Testing JSON Parsing
Write comprehensive tests for your JSON parsing logic:
#[cfg(test)]
mod tests {
use super::*;
use mockito::{mock, Matcher};
#[tokio::test]
async fn test_user_parsing() {
let _m = mock("GET", "/users/1")
.with_status(200)
.with_header("content-type", "application/json")
.with_body(r#"{"id": 1, "name": "John Doe", "email": "john@example.com"}"#)
.create();
let client = reqwest::Client::new();
let user: User = client
.get(&format!("{}/users/1", mockito::server_url()))
.send()
.await
.unwrap()
.json()
.await
.unwrap();
assert_eq!(user.id, 1);
assert_eq!(user.name, "John Doe");
assert_eq!(user.email, "john@example.com");
}
}
Conclusion
Efficient JSON parsing with Reqwest involves understanding the various parsing methods available, implementing proper error handling, and optimizing for performance when dealing with large datasets.

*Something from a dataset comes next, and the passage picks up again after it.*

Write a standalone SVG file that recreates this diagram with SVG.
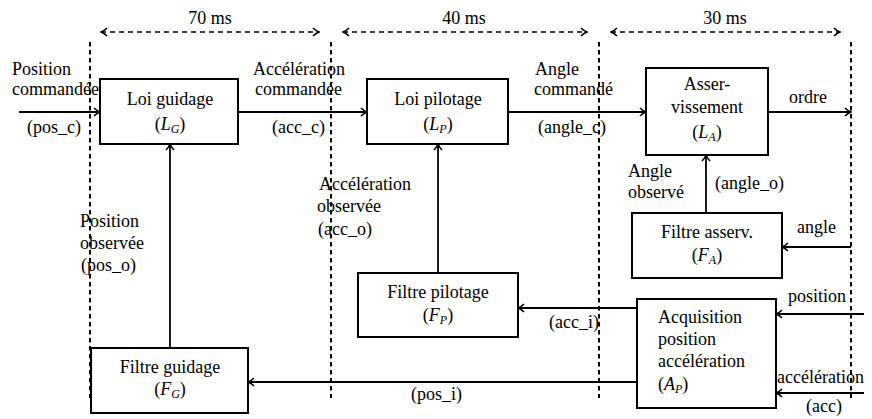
<svg xmlns="http://www.w3.org/2000/svg" width="872" height="419" viewBox="0 0 872 419">
<style>
.box{fill:#fff;stroke:#000;stroke-width:2}
.ln{fill:none;stroke:#000;stroke-width:1.8;marker-end:url(#ah)}
.dv{fill:none;stroke:#000;stroke-width:2;stroke-dasharray:4.5 3.5}
.dh{fill:none;stroke:#000;stroke-width:1.6;stroke-dasharray:5 4;marker-start:url(#ah2);marker-end:url(#ah)}
</style>
<defs>
<marker id="ah" viewBox="0 0 10 10" refX="9" refY="5" markerWidth="10" markerHeight="10" markerUnits="userSpaceOnUse" orient="auto">
<path d="M3,1 Q6,4 9,5 Q6,6 3,9" fill="none" stroke="#000" stroke-width="1.6"/>
</marker>
<marker id="ah2" viewBox="0 0 10 10" refX="1" refY="5" markerWidth="10" markerHeight="10" markerUnits="userSpaceOnUse" orient="auto">
<path d="M7,1 Q4,4 1,5 Q4,6 7,9" fill="none" stroke="#000" stroke-width="1.6"/>
</marker>
</defs>
<g id="timing">
<path class="dv" d="M90,42V398M331,42V398M599,42V398M851,42V398"/>
<path class="dh" d="M101,32H319"/>
<path class="dh" d="M343,32H587"/>
<path class="dh" d="M611,32H840"/>
<text x="210" y="24" text-anchor="middle" style="font-family:'Liberation Serif';font-size:18px">70 ms</text>
<text x="464" y="24" text-anchor="middle" style="font-family:'Liberation Serif';font-size:18px">40 ms</text>
<text x="725" y="24" text-anchor="middle" style="font-family:'Liberation Serif';font-size:18px">30 ms</text>
</g>
<g id="connectors">
<path class="ln" d="M19,112H100"/>
<path class="ln" d="M238,112H367"/>
<path class="ln" d="M508,112H646"/>
<path class="ln" d="M768,112H851"/>
<path class="ln" d="M170,348V144"/>
<path class="ln" d="M438,273V144"/>
<path class="ln" d="M706,213V155"/>
<path class="ln" d="M851,247H782"/>
<path class="ln" d="M864,314H776"/>
<path class="ln" d="M864,393H776"/>
<path class="ln" d="M637,308H518"/>
<path class="ln" d="M637,382H248"/>
</g>
<g id="labels">
<text x="12" y="75" style="font-family:'Liberation Serif';font-size:18px">Position</text>
<text x="12" y="95" style="font-family:'Liberation Serif';font-size:18px">commandée</text>
<text x="27" y="133" style="font-family:'Liberation Serif';font-size:18px">(pos_c)</text>
<text x="253" y="75" style="font-family:'Liberation Serif';font-size:18px">Accélération</text>
<text x="255" y="95" style="font-family:'Liberation Serif';font-size:18px">commandée</text>
<text x="272" y="133" style="font-family:'Liberation Serif';font-size:18px">(acc_c)</text>
<text x="535" y="75" style="font-family:'Liberation Serif';font-size:18px">Angle</text>
<text x="534" y="95" style="font-family:'Liberation Serif';font-size:18px">commandé</text>
<text x="538" y="133" style="font-family:'Liberation Serif';font-size:18px">(angle_c)</text>
<text x="789" y="103" style="font-family:'Liberation Serif';font-size:18px">ordre</text>
<text x="628" y="177" style="font-family:'Liberation Serif';font-size:18px">Angle</text>
<text x="628" y="198" style="font-family:'Liberation Serif';font-size:18px">observé</text>
<text x="715" y="189" style="font-family:'Liberation Serif';font-size:18px">(angle_o)</text>
<text x="797" y="233" style="font-family:'Liberation Serif';font-size:18px">angle</text>
<text x="319" y="190" style="font-family:'Liberation Serif';font-size:18px">Accélération</text>
<text x="317" y="212" style="font-family:'Liberation Serif';font-size:18px">observée</text>
<text x="318" y="235" style="font-family:'Liberation Serif';font-size:18px">(acc_o)</text>
<text x="80" y="227" style="font-family:'Liberation Serif';font-size:18px">Position</text>
<text x="80" y="249" style="font-family:'Liberation Serif';font-size:18px">observée</text>
<text x="81" y="271" style="font-family:'Liberation Serif';font-size:18px">(pos_o)</text>
<text x="549" y="328" style="font-family:'Liberation Serif';font-size:18px">(acc_i)</text>
<text x="788" y="302" style="font-family:'Liberation Serif';font-size:18px">position</text>
<text x="777" y="383" style="font-family:'Liberation Serif';font-size:18px">accélération</text>
<text x="806" y="412" style="font-family:'Liberation Serif';font-size:18px">(acc)</text>
<text x="411" y="400" style="font-family:'Liberation Serif';font-size:18px">(pos_i)</text>
</g>
<g id="LG">
<rect class="box" x="100" y="79" width="138" height="65"/>
<text x="170" y="105" text-anchor="middle" style="font-family:'Liberation Serif';font-size:18px">Loi guidage</text>
<text x="170" y="130" text-anchor="middle" style="font-family:'Liberation Serif';font-size:18px">(<tspan font-style="italic">L</tspan><tspan font-style="italic" font-size="12" dy="3">G</tspan><tspan dy="-3">)</tspan></text>
</g>
<g id="LP">
<rect class="box" x="367" y="79" width="141" height="65"/>
<text x="438" y="105" text-anchor="middle" style="font-family:'Liberation Serif';font-size:18px">Loi pilotage</text>
<text x="438" y="130" text-anchor="middle" style="font-family:'Liberation Serif';font-size:18px">(<tspan font-style="italic">L</tspan><tspan font-style="italic" font-size="12" dy="3">P</tspan><tspan dy="-3">)</tspan></text>
</g>
<g id="LA">
<rect class="box" x="646" y="68" width="122" height="87"/>
<text x="707" y="90" text-anchor="middle" style="font-family:'Liberation Serif';font-size:18px">Asser-</text>
<text x="707" y="113" text-anchor="middle" style="font-family:'Liberation Serif';font-size:18px">vissement</text>
<text x="707" y="138" text-anchor="middle" style="font-family:'Liberation Serif';font-size:18px">(<tspan font-style="italic">L</tspan><tspan font-style="italic" font-size="12" dy="3">A</tspan><tspan dy="-3">)</tspan></text>
</g>
<g id="FA">
<rect class="box" x="632" y="213" width="150" height="65"/>
<text x="707" y="238" text-anchor="middle" style="font-family:'Liberation Serif';font-size:18px">Filtre asserv.</text>
<text x="707" y="261" text-anchor="middle" style="font-family:'Liberation Serif';font-size:18px">(<tspan font-style="italic">F</tspan><tspan font-style="italic" font-size="12" dy="3">A</tspan><tspan dy="-3">)</tspan></text>
</g>
<g id="FP">
<rect class="box" x="358" y="273" width="160" height="64"/>
<text x="438" y="298" text-anchor="middle" style="font-family:'Liberation Serif';font-size:18px">Filtre pilotage</text>
<text x="438" y="321" text-anchor="middle" style="font-family:'Liberation Serif';font-size:18px">(<tspan font-style="italic">F</tspan><tspan font-style="italic" font-size="12" dy="3">P</tspan><tspan dy="-3">)</tspan></text>
</g>
<g id="AP">
<rect class="box" x="637" y="299" width="139" height="109"/>
<text x="658" y="323" style="font-family:'Liberation Serif';font-size:18px">Acquisition</text>
<text x="658" y="345" style="font-family:'Liberation Serif';font-size:18px">position</text>
<text x="658" y="367" style="font-family:'Liberation Serif';font-size:18px">accélération</text>
<text x="658" y="390" style="font-family:'Liberation Serif';font-size:18px">(<tspan font-style="italic">A</tspan><tspan font-style="italic" font-size="12" dy="3">P</tspan><tspan dy="-3">)</tspan></text>
</g>
<g id="FG">
<rect class="box" x="91" y="348" width="157" height="65"/>
<text x="170" y="373" text-anchor="middle" style="font-family:'Liberation Serif';font-size:18px">Filtre guidage</text>
<text x="170" y="395" text-anchor="middle" style="font-family:'Liberation Serif';font-size:18px">(<tspan font-style="italic">F</tspan><tspan font-style="italic" font-size="12" dy="3">G</tspan><tspan dy="-3">)</tspan></text>
</g>
</svg>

The combination of Reqwest's built-in JSON support and serde's powerful serialization capabilities provides a robust foundation for building reliable web scraping and API client applications.
For more complex scenarios where you need to handle dynamic content that loads after the initial page request, consider using browser automation tools in combination with API scraping techniques, similar to handling AJAX requests using Puppeteer.
Key takeaways:
- Use the built-in .json()
method for simple cases
- Implement custom deserializers for complex data transformations
- Use streaming for large JSON responses
- Always include comprehensive error handling
- Optimize client configuration for better performance
- Test your JSON parsing logic thoroughly
By following these practices, you'll be able to efficiently parse JSON responses while maintaining code reliability and performance.